[begin RECORDS]
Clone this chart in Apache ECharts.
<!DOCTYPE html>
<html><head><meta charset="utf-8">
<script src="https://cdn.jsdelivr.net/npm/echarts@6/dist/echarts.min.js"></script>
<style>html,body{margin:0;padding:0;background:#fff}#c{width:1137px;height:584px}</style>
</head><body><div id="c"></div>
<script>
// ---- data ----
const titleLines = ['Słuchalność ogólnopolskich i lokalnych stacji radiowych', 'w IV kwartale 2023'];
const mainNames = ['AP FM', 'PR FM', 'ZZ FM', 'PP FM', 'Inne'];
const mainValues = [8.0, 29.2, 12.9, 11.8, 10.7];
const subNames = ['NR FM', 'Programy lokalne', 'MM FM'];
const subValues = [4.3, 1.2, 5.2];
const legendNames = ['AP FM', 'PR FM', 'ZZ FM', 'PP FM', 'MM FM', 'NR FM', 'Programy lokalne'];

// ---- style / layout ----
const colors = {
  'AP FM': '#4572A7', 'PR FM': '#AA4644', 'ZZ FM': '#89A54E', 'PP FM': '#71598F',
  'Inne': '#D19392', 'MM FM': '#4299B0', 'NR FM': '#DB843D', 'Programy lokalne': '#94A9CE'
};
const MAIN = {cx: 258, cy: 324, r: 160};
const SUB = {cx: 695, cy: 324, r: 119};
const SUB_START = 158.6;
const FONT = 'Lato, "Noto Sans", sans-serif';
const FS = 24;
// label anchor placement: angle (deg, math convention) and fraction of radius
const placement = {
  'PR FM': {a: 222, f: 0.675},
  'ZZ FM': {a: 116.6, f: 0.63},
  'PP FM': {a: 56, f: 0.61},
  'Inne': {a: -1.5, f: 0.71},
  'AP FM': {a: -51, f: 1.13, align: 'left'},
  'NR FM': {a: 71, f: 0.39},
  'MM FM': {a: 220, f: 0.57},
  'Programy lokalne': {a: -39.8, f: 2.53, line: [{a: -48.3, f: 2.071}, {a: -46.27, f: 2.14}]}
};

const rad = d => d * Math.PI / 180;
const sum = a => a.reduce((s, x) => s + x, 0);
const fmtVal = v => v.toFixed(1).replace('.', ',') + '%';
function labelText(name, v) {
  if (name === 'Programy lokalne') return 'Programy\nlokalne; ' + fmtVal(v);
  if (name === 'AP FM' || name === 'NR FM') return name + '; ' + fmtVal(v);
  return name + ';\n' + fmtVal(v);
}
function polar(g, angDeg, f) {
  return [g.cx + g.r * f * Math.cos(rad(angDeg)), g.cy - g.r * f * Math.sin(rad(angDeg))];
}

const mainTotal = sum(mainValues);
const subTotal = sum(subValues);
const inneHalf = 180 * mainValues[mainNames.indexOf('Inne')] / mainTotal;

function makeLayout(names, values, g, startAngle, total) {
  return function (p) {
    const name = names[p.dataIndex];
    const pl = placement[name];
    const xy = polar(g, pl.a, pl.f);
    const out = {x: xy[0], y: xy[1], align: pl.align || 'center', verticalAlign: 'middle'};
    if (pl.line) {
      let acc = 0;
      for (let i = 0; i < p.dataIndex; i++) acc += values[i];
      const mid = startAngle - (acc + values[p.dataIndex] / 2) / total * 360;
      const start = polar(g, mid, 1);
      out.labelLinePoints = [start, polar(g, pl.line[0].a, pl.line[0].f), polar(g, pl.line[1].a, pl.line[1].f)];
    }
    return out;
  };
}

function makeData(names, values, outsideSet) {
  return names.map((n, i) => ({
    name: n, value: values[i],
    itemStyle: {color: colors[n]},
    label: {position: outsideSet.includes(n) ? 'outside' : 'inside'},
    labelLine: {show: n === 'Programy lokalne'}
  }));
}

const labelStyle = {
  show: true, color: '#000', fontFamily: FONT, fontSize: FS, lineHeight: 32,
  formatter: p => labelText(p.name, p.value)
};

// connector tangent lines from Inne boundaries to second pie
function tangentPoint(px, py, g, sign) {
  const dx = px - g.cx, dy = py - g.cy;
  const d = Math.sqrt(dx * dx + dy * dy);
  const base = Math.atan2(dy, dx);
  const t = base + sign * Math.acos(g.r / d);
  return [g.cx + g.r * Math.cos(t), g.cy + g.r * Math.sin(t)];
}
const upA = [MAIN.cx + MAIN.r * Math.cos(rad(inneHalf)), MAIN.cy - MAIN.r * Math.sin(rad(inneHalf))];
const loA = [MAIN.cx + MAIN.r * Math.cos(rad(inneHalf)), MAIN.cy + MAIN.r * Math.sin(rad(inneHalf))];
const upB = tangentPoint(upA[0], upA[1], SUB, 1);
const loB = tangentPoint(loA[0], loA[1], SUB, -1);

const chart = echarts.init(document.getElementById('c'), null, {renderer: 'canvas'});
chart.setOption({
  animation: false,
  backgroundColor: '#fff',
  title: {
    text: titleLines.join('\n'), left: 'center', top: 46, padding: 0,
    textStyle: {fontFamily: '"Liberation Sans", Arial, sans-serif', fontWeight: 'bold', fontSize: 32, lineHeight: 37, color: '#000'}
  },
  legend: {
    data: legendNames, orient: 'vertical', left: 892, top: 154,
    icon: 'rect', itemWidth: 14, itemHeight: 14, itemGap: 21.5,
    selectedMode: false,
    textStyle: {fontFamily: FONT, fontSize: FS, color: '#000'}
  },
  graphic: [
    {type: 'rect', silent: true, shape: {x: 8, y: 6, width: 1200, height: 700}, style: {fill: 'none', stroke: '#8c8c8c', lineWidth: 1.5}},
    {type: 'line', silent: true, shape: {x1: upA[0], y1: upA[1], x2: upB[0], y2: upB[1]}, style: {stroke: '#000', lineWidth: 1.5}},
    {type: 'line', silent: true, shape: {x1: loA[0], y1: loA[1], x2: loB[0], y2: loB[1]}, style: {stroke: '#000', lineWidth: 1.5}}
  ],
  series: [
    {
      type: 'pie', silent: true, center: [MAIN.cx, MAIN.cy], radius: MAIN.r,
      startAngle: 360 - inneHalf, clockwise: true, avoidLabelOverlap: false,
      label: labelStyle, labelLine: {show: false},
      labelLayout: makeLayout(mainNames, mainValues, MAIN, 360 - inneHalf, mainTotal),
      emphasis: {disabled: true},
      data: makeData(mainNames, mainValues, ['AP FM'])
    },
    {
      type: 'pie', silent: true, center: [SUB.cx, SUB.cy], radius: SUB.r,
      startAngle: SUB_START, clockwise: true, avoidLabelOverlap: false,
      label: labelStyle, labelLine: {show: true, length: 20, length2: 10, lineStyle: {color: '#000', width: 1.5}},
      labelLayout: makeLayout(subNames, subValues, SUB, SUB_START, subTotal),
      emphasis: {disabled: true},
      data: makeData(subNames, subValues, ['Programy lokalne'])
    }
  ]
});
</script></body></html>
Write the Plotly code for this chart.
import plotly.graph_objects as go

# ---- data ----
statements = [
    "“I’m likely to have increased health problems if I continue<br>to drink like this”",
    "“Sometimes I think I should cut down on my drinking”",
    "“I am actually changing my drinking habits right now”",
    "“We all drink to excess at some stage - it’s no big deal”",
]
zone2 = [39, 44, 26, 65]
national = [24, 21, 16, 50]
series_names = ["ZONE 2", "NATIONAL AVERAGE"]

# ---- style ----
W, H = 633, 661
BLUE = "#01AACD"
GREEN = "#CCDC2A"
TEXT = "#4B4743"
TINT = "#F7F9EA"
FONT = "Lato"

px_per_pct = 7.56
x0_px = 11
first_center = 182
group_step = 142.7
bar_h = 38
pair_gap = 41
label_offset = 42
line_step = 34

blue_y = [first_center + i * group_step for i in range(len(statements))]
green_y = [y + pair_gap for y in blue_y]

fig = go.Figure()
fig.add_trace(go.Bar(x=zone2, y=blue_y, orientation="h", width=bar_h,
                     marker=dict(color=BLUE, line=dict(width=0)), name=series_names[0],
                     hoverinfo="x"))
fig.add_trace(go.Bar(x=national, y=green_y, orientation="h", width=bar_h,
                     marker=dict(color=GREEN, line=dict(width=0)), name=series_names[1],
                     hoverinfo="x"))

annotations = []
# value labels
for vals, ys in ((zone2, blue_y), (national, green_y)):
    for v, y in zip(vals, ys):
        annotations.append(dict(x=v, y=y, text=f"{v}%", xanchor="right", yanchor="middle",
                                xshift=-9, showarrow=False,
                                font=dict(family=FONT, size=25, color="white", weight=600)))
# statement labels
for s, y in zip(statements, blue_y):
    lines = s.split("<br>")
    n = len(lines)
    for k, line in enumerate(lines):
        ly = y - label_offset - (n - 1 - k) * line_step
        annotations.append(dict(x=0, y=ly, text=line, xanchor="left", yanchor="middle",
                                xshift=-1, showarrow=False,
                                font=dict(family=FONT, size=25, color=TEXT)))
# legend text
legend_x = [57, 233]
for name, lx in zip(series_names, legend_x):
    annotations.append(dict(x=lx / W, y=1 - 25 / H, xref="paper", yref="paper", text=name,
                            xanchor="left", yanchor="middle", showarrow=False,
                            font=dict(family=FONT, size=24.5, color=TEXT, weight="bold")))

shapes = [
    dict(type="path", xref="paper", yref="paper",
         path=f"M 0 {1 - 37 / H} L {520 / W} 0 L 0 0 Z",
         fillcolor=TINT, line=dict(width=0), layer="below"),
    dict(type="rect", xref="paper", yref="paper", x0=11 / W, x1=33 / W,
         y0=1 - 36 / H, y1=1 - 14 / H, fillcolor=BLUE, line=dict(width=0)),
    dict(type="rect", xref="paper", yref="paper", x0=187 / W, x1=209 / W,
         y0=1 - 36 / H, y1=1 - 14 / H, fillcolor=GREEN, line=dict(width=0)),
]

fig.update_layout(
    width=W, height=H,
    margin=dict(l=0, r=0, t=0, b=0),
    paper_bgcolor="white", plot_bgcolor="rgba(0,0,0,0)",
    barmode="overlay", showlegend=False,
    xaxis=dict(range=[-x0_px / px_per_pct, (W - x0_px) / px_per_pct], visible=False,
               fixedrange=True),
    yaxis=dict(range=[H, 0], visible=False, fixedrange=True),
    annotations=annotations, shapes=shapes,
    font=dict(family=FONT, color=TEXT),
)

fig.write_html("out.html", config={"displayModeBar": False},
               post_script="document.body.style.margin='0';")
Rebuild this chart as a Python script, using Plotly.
[end RECORDS]
### WHAT YOU NEED TO DO:
Filter the entries and copy out every line with the word "this".

### ANSWER BELOW:
Clone this chart in Apache ECharts.
Write the Plotly code for this chart.
    "“I’m likely to have increased health problems if I continue<br>to drink like this”",
Rebuild this chart as a Python script, using Plotly.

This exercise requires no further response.